**Set task:**
Transcribe the material word for word, but without the images.

(Stored records)
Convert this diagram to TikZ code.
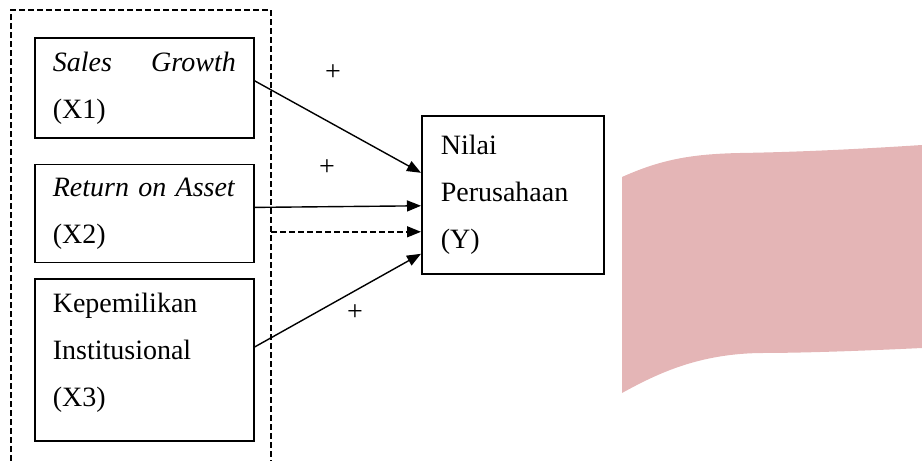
\documentclass[tikz,border=0pt]{standalone}
\usepackage{fontspec}
\setmainfont{Liberation Serif}
\usetikzlibrary{arrows.meta}
\usetikzlibrary{positioning}
\definecolor{flagpink}{RGB}{228,181,182}
\tikzset{
  Kasten/.style={draw, line width=0.8pt, anchor=north west,
    minimum width=109.5pt, minimum height=#1, inner xsep=9pt, inner ysep=0pt,
    text width=91.5pt, align=left, font=\fontsize{14}{23.5}\selectfont}, % Variablenkasten
  Pfeil/.style={line width=0.7pt, -{Triangle[length=7pt,width=5.5pt]}}, % Einflusspfeile
  Zeichen/.style={font=\fontsize{14}{16}\selectfont, inner sep=0pt} % Vorzeichen
}
\begin{document}
\begin{tikzpicture}[x=0.5pt, y=-0.5pt]
\useasboundingbox (0,0) rectangle (922,461);

%Fahne
\fill[flagpink] (622,177) .. controls (660,160) and (690,154) .. (740,153)
  .. controls (800,152) and (860,149) .. (922,145) -- (922,348)
  .. controls (860,351) and (800,353) .. (760,353)
  .. controls (700,354) and (660,372) .. (622,393) -- cycle;

%Rahmen
\coordinate (frameNW) at (11,10);
\coordinate (frameNE) at (271,10);
\draw[line width=0.6pt, dash pattern=on 3pt off 1.5pt]
  (11,461) -- (frameNW) -- (frameNE) -- (271,461);

%Kaesten
\node[Kasten=50pt] (x1) at (34,37) {\textit{Sales}\hfill\textit{Growth}\\(X1)};
\node[Kasten=49pt, below=12.5pt of x1] (x2) {\textit{Return on Asset}\\(X2)};
\node[Kasten=81pt, below=7.5pt of x2] (x3)
  {Kepemilikan\\Institusional\\(X3)\rule[-10pt]{0pt}{0pt}};
\node[Kasten=79pt, minimum width=91pt, inner xsep=9.5pt, text width=72pt]
  (y) at (421,115) {Nilai\\Perusahaan\\(Y)};

%Pfeile
\draw[Pfeil] ([yshift=3.5pt]x1.east) -- ([yshift=11pt]y.west);
\draw[Pfeil] ([yshift=3pt]x2.east) -- ([yshift=-5.5pt]y.west);
\draw[Pfeil] ([yshift=6.5pt]x3.east) -- ([yshift=-29.5pt]y.west);
\coordinate (dashend) at ([yshift=-18.5pt]y.west);
\draw[Pfeil, dash pattern=on 3pt off 1.5pt] (frameNE |- dashend) -- (dashend);

%Vorzeichen
\node[Zeichen] (plus1) at (333,73) {+};
\node[Zeichen] (plus2) at (327,168) {+};
\node[Zeichen] (plus3) at (355,313) {+};

\end{tikzpicture}
\end{document}
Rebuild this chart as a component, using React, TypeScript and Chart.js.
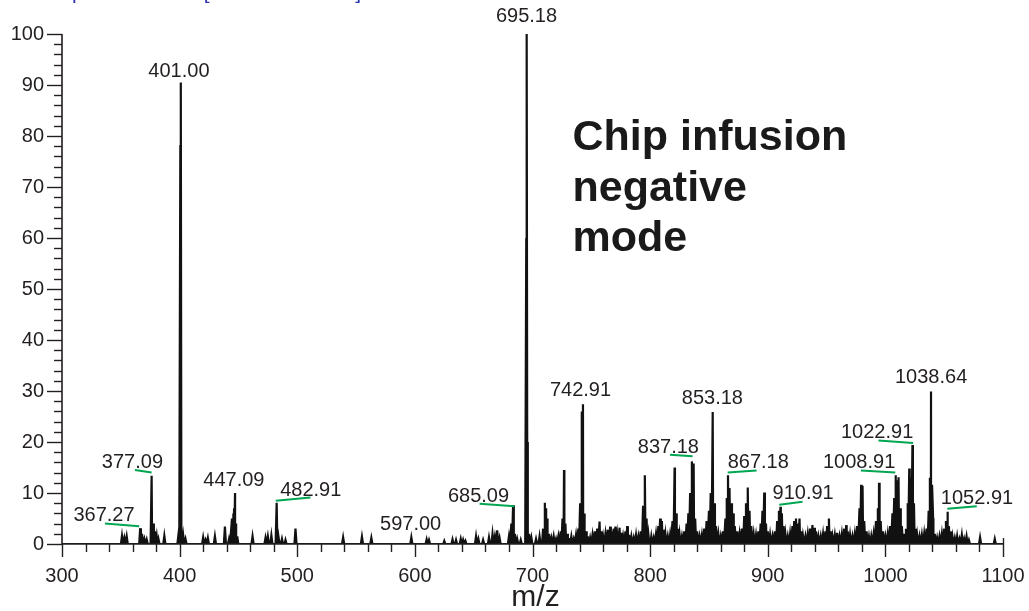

**Exercise output:**
Convert this diagram to TikZ code.
\documentclass[tikz,border=0pt]{standalone}
\usepackage{fontspec}
\setmainfont{Liberation Serif}
\usetikzlibrary{arrows.meta}
\usetikzlibrary{positioning}
\definecolor{flagpink}{RGB}{228,181,182}
\tikzset{
  Kasten/.style={draw, line width=0.8pt, anchor=north west,
    minimum width=109.5pt, minimum height=#1, inner xsep=9pt, inner ysep=0pt,
    text width=91.5pt, align=left, font=\fontsize{14}{23.5}\selectfont}, % Variablenkasten
  Pfeil/.style={line width=0.7pt, -{Triangle[length=7pt,width=5.5pt]}}, % Einflusspfeile
  Zeichen/.style={font=\fontsize{14}{16}\selectfont, inner sep=0pt} % Vorzeichen
}
\begin{document}
\begin{tikzpicture}[x=0.5pt, y=-0.5pt]
\useasboundingbox (0,0) rectangle (922,461);

%Fahne
\fill[flagpink] (622,177) .. controls (660,160) and (690,154) .. (740,153)
  .. controls (800,152) and (860,149) .. (922,145) -- (922,348)
  .. controls (860,351) and (800,353) .. (760,353)
  .. controls (700,354) and (660,372) .. (622,393) -- cycle;

%Rahmen
\coordinate (frameNW) at (11,10);
\coordinate (frameNE) at (271,10);
\draw[line width=0.6pt, dash pattern=on 3pt off 1.5pt]
  (11,461) -- (frameNW) -- (frameNE) -- (271,461);

%Kaesten
\node[Kasten=50pt] (x1) at (34,37) {\textit{Sales}\hfill\textit{Growth}\\(X1)};
\node[Kasten=49pt, below=12.5pt of x1] (x2) {\textit{Return on Asset}\\(X2)};
\node[Kasten=81pt, below=7.5pt of x2] (x3)
  {Kepemilikan\\Institusional\\(X3)\rule[-10pt]{0pt}{0pt}};
\node[Kasten=79pt, minimum width=91pt, inner xsep=9.5pt, text width=72pt]
  (y) at (421,115) {Nilai\\Perusahaan\\(Y)};

%Pfeile
\draw[Pfeil] ([yshift=3.5pt]x1.east) -- ([yshift=11pt]y.west);
\draw[Pfeil] ([yshift=3pt]x2.east) -- ([yshift=-5.5pt]y.west);
\draw[Pfeil] ([yshift=6.5pt]x3.east) -- ([yshift=-29.5pt]y.west);
\coordinate (dashend) at ([yshift=-18.5pt]y.west);
\draw[Pfeil, dash pattern=on 3pt off 1.5pt] (frameNE |- dashend) -- (dashend);

%Vorzeichen
\node[Zeichen] (plus1) at (333,73) {+};
\node[Zeichen] (plus2) at (327,168) {+};
\node[Zeichen] (plus3) at (355,313) {+};

\end{tikzpicture}
\end{document}
Rebuild this chart as a component, using React, TypeScript and Chart.js.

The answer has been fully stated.